> _THE EXERCISE_:
Give back, unchanged, the line with "Reproduce this chart with D3.js.", the line with "var ctrTicks = [0, 0.2, 0.4, 0.6, 0.8];", and every line between them, and no other line.

> _INPUT_:
+++
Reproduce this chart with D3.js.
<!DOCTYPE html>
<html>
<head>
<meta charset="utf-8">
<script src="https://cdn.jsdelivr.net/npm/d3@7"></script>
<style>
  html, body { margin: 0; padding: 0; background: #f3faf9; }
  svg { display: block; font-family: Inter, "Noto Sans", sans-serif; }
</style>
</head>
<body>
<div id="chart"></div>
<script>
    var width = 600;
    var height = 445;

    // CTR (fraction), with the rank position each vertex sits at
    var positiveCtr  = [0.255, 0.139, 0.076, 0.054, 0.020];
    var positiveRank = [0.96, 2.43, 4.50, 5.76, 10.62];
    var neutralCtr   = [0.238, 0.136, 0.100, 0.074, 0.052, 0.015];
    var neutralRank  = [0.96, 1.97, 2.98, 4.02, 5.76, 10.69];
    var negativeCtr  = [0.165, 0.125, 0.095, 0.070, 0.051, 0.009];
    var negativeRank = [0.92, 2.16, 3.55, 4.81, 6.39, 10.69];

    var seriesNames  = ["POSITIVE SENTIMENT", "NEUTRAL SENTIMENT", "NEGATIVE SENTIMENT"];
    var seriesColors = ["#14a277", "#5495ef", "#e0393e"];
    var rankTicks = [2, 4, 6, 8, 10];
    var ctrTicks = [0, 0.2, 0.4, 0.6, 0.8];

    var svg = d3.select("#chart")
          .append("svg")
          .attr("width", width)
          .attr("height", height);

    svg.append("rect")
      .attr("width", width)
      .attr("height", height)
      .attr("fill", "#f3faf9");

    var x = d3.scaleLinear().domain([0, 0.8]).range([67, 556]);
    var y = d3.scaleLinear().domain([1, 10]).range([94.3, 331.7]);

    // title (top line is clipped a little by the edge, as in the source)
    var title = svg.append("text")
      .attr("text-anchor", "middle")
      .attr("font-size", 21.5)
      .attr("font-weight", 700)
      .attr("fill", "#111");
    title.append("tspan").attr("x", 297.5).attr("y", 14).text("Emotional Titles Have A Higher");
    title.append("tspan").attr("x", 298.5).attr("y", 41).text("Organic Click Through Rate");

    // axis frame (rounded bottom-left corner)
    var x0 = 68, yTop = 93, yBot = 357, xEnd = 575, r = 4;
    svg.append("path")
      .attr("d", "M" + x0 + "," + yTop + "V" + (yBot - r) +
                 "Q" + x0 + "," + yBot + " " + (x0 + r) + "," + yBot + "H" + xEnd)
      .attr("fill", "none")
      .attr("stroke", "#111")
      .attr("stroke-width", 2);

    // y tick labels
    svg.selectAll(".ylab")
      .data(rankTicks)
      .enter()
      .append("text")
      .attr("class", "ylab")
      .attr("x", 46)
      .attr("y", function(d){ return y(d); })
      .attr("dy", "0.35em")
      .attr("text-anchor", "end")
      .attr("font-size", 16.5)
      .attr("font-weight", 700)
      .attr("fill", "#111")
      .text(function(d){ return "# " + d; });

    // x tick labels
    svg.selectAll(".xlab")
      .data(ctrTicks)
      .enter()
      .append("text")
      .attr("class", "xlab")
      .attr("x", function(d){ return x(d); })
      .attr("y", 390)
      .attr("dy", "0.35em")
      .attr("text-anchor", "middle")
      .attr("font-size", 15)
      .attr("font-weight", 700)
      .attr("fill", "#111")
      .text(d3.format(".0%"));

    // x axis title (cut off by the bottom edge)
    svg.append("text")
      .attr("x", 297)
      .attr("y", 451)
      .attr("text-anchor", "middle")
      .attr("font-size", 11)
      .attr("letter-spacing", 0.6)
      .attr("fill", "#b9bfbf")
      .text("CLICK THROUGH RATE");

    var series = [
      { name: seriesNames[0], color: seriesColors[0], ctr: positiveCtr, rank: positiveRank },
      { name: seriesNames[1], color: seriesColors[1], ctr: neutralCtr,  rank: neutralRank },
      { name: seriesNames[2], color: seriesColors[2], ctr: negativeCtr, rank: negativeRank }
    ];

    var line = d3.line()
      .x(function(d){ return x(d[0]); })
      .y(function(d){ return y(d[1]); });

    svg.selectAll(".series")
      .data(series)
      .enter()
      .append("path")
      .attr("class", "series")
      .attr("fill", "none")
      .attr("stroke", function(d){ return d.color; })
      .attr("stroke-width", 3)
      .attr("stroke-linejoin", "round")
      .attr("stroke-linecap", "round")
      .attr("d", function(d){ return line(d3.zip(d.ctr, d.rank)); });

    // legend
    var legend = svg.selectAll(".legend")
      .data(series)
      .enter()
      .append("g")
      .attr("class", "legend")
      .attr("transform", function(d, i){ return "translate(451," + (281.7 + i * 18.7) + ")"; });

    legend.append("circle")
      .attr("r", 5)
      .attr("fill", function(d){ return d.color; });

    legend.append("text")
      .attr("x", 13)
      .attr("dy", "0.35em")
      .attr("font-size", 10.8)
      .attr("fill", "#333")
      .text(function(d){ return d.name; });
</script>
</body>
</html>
+++
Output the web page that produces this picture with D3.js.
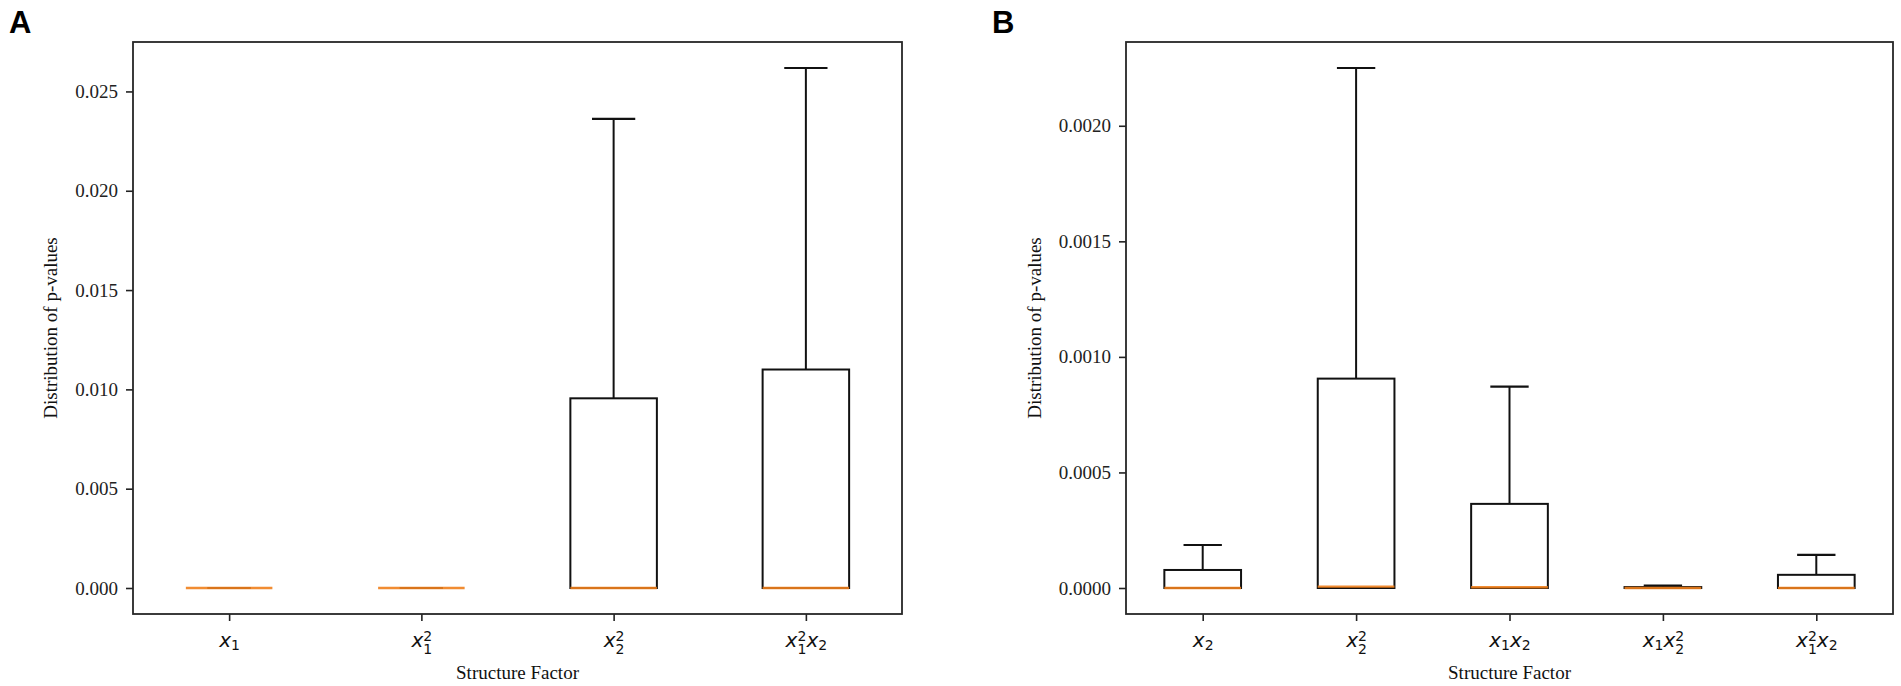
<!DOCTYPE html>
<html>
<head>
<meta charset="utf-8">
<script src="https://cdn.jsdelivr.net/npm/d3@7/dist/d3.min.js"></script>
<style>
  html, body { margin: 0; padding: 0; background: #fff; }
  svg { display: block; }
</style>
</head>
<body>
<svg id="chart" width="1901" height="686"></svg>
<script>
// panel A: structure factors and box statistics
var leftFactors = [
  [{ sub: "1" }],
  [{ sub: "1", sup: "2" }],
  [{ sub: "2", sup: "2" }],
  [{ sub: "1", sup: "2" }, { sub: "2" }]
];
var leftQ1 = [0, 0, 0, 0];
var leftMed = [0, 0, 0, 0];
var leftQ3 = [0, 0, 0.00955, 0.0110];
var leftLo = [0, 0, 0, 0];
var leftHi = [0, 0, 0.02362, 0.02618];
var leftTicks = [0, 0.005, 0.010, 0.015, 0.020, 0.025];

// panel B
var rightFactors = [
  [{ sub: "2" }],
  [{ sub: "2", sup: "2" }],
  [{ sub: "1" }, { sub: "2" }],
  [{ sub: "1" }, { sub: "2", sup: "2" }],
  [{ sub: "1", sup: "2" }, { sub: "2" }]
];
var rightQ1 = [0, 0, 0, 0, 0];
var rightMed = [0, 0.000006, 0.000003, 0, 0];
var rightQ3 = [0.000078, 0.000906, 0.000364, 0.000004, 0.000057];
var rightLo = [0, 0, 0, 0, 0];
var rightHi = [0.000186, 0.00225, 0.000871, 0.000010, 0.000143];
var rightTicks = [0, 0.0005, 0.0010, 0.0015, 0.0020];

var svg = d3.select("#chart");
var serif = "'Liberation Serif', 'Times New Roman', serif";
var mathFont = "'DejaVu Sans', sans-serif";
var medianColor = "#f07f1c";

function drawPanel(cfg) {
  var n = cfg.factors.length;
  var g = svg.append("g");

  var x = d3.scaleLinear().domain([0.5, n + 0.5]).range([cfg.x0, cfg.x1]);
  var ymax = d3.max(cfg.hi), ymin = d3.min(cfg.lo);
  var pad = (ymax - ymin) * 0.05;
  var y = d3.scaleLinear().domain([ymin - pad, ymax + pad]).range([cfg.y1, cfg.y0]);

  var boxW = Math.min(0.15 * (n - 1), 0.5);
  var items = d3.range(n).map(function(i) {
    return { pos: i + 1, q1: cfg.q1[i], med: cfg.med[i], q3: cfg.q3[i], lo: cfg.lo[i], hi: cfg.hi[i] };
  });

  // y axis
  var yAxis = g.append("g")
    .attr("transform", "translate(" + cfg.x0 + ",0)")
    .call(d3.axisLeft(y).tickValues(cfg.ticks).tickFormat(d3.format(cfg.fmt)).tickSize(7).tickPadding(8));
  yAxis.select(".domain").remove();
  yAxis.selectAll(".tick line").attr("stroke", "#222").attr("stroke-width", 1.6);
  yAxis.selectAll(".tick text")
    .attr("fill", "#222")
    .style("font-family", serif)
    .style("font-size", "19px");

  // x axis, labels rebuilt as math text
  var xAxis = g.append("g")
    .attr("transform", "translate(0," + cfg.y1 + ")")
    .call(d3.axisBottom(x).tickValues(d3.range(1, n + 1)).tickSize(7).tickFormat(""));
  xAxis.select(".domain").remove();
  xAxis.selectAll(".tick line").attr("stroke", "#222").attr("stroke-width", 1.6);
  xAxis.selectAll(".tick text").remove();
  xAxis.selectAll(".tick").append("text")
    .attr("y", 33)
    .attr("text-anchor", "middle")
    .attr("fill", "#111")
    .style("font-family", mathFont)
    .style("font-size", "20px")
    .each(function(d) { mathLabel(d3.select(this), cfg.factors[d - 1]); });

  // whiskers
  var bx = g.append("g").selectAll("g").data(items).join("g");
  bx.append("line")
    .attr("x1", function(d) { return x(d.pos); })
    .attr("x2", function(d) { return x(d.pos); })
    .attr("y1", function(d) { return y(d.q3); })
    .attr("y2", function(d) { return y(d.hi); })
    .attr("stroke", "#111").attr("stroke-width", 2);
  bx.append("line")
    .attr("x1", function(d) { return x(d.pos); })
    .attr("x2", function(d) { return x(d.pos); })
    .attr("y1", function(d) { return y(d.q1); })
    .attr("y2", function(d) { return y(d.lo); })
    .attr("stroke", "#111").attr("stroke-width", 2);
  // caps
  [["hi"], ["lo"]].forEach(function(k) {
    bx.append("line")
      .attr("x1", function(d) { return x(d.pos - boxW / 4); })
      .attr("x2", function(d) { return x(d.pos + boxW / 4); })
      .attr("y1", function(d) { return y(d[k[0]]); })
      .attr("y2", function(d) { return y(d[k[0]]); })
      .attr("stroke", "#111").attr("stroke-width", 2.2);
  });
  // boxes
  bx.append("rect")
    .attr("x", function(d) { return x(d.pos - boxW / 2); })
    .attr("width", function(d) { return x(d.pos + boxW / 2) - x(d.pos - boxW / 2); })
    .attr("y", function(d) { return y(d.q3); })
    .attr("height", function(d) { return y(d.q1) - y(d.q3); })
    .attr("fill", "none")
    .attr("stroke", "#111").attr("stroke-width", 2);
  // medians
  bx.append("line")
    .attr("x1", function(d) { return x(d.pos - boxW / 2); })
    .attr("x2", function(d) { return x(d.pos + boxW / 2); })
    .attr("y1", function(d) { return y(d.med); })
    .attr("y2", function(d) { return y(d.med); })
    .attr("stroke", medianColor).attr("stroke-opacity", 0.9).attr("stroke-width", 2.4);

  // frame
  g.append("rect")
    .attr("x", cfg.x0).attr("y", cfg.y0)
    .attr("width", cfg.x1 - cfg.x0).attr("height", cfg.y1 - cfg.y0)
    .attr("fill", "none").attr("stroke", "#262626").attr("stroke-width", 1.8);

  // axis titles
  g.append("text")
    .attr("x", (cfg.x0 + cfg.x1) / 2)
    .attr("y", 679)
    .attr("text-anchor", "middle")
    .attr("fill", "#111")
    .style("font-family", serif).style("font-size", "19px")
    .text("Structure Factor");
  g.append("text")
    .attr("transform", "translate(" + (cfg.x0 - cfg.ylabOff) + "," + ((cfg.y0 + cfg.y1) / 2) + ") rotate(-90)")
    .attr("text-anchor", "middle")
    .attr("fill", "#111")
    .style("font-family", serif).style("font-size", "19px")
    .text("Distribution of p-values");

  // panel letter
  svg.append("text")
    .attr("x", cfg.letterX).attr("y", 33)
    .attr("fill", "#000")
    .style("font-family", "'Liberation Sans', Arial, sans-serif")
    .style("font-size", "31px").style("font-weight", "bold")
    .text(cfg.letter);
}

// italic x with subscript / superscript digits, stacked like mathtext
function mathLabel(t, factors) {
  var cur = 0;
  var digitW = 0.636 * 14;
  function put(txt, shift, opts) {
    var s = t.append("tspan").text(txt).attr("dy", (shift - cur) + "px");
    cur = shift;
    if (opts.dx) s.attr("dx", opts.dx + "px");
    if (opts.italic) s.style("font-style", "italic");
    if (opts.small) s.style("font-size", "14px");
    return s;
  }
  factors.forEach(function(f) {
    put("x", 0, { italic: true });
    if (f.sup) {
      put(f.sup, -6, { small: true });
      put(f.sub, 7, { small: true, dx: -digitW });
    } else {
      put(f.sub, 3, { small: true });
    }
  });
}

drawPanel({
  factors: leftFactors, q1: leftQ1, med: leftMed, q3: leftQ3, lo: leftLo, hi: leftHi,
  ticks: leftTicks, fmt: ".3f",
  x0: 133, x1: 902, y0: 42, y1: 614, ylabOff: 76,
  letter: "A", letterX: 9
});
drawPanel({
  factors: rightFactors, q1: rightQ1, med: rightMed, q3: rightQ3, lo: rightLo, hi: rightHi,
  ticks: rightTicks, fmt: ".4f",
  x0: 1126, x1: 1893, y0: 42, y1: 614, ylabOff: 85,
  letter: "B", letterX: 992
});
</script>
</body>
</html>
+++
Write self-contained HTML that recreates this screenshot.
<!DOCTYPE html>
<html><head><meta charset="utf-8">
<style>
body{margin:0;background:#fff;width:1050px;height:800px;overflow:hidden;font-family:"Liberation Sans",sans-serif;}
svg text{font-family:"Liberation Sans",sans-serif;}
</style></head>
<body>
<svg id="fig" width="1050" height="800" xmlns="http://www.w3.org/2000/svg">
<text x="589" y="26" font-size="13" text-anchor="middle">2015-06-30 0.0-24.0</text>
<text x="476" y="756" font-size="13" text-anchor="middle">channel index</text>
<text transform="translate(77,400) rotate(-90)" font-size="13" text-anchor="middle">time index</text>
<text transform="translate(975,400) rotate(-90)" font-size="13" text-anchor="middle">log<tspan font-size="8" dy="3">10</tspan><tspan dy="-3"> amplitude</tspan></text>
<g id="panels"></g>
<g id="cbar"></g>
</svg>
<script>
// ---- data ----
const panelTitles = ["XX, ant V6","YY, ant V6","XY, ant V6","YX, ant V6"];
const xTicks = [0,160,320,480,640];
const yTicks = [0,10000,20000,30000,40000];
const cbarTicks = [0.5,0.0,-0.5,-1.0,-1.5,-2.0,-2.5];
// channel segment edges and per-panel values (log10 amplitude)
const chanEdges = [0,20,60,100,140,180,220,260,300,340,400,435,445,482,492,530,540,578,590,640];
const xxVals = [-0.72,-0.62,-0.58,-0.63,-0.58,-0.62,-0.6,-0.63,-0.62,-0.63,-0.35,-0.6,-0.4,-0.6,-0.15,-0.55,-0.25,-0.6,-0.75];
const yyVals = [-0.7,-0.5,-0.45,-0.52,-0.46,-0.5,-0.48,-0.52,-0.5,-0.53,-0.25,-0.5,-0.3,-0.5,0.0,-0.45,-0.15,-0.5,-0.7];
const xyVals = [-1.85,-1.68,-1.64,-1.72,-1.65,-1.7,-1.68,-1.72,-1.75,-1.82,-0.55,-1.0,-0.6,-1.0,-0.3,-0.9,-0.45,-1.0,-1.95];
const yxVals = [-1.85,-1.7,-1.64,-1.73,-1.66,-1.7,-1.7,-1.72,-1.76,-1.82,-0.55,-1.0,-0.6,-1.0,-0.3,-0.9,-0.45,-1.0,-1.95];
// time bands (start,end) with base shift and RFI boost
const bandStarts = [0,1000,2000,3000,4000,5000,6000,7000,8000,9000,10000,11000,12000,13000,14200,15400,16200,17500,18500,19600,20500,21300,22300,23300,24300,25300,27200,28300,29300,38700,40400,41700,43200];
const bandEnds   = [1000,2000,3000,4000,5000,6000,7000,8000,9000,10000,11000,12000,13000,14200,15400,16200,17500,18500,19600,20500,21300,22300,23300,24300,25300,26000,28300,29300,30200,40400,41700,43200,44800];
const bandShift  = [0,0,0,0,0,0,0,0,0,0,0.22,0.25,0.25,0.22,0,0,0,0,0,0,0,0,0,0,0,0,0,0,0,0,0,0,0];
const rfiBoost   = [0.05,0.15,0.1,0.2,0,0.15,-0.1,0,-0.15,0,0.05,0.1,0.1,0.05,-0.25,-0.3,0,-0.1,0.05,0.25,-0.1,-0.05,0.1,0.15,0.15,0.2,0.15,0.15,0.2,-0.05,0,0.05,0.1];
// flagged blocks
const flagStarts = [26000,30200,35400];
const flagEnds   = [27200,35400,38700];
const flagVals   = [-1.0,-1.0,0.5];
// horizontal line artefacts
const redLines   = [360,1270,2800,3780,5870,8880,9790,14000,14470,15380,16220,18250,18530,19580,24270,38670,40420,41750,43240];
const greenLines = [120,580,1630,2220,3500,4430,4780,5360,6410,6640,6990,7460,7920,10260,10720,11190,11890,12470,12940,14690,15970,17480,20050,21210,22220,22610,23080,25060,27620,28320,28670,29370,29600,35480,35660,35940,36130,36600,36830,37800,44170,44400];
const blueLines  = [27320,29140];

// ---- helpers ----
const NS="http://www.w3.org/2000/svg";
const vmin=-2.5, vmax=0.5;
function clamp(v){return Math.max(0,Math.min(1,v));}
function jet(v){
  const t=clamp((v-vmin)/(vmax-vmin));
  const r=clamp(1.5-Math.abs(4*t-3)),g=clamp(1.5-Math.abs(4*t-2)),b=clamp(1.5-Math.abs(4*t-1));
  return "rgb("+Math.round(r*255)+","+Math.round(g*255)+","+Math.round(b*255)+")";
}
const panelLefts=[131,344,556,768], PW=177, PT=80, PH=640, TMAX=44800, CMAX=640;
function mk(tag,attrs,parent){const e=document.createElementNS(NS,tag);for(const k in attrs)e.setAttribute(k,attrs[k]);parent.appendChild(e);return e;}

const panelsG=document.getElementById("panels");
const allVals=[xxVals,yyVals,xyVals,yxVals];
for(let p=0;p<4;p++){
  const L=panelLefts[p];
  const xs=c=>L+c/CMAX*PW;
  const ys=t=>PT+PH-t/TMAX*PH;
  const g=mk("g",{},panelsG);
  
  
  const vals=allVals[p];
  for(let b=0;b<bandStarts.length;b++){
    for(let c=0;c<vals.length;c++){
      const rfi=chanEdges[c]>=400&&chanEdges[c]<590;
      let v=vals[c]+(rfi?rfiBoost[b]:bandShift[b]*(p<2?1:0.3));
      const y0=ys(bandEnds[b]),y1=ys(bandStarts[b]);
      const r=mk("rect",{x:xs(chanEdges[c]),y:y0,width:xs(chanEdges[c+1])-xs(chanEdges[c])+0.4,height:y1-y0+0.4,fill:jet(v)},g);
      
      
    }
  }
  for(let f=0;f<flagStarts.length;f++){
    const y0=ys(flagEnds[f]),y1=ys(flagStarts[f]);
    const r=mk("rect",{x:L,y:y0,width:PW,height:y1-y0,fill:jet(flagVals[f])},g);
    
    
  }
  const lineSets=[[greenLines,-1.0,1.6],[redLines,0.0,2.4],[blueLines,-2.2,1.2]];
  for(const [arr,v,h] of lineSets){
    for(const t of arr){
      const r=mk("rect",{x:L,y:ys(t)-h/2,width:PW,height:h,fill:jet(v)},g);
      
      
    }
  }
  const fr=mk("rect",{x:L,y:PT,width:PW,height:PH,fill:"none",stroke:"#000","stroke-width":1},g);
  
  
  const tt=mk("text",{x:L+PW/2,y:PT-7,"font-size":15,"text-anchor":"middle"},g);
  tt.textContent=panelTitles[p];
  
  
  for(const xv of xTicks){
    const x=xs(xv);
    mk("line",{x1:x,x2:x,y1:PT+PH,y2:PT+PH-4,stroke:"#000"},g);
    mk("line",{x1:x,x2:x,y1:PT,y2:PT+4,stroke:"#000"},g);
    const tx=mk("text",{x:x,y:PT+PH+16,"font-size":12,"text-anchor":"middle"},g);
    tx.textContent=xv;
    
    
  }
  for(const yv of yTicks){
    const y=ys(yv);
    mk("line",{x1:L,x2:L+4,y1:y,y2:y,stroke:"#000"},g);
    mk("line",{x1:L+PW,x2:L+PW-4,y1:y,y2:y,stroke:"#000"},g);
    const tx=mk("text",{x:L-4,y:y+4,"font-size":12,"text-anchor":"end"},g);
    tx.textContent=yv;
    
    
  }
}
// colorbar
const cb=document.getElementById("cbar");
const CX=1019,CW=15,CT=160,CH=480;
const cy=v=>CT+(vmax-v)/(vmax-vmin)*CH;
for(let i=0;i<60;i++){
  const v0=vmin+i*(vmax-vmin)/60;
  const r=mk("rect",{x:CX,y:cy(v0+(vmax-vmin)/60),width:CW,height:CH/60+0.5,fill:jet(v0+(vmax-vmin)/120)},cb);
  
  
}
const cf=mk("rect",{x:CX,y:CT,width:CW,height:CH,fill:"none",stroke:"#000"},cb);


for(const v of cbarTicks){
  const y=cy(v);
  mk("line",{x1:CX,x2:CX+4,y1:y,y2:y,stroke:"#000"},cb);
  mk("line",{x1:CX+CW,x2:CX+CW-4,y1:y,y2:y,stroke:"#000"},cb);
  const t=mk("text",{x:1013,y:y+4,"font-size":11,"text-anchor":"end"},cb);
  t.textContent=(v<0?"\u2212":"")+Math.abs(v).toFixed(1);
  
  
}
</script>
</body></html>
+++
> _FULL OUTPUT_:
Reproduce this chart with D3.js.
<!DOCTYPE html>
<html>
<head>
<meta charset="utf-8">
<script src="https://cdn.jsdelivr.net/npm/d3@7"></script>
<style>
  html, body { margin: 0; padding: 0; background: #f3faf9; }
  svg { display: block; font-family: Inter, "Noto Sans", sans-serif; }
</style>
</head>
<body>
<div id="chart"></div>
<script>
    var width = 600;
    var height = 445;

    // CTR (fraction), with the rank position each vertex sits at
    var positiveCtr  = [0.255, 0.139, 0.076, 0.054, 0.020];
    var positiveRank = [0.96, 2.43, 4.50, 5.76, 10.62];
    var neutralCtr   = [0.238, 0.136, 0.100, 0.074, 0.052, 0.015];
    var neutralRank  = [0.96, 1.97, 2.98, 4.02, 5.76, 10.69];
    var negativeCtr  = [0.165, 0.125, 0.095, 0.070, 0.051, 0.009];
    var negativeRank = [0.92, 2.16, 3.55, 4.81, 6.39, 10.69];

    var seriesNames  = ["POSITIVE SENTIMENT", "NEUTRAL SENTIMENT", "NEGATIVE SENTIMENT"];
    var seriesColors = ["#14a277", "#5495ef", "#e0393e"];
    var rankTicks = [2, 4, 6, 8, 10];
    var ctrTicks = [0, 0.2, 0.4, 0.6, 0.8];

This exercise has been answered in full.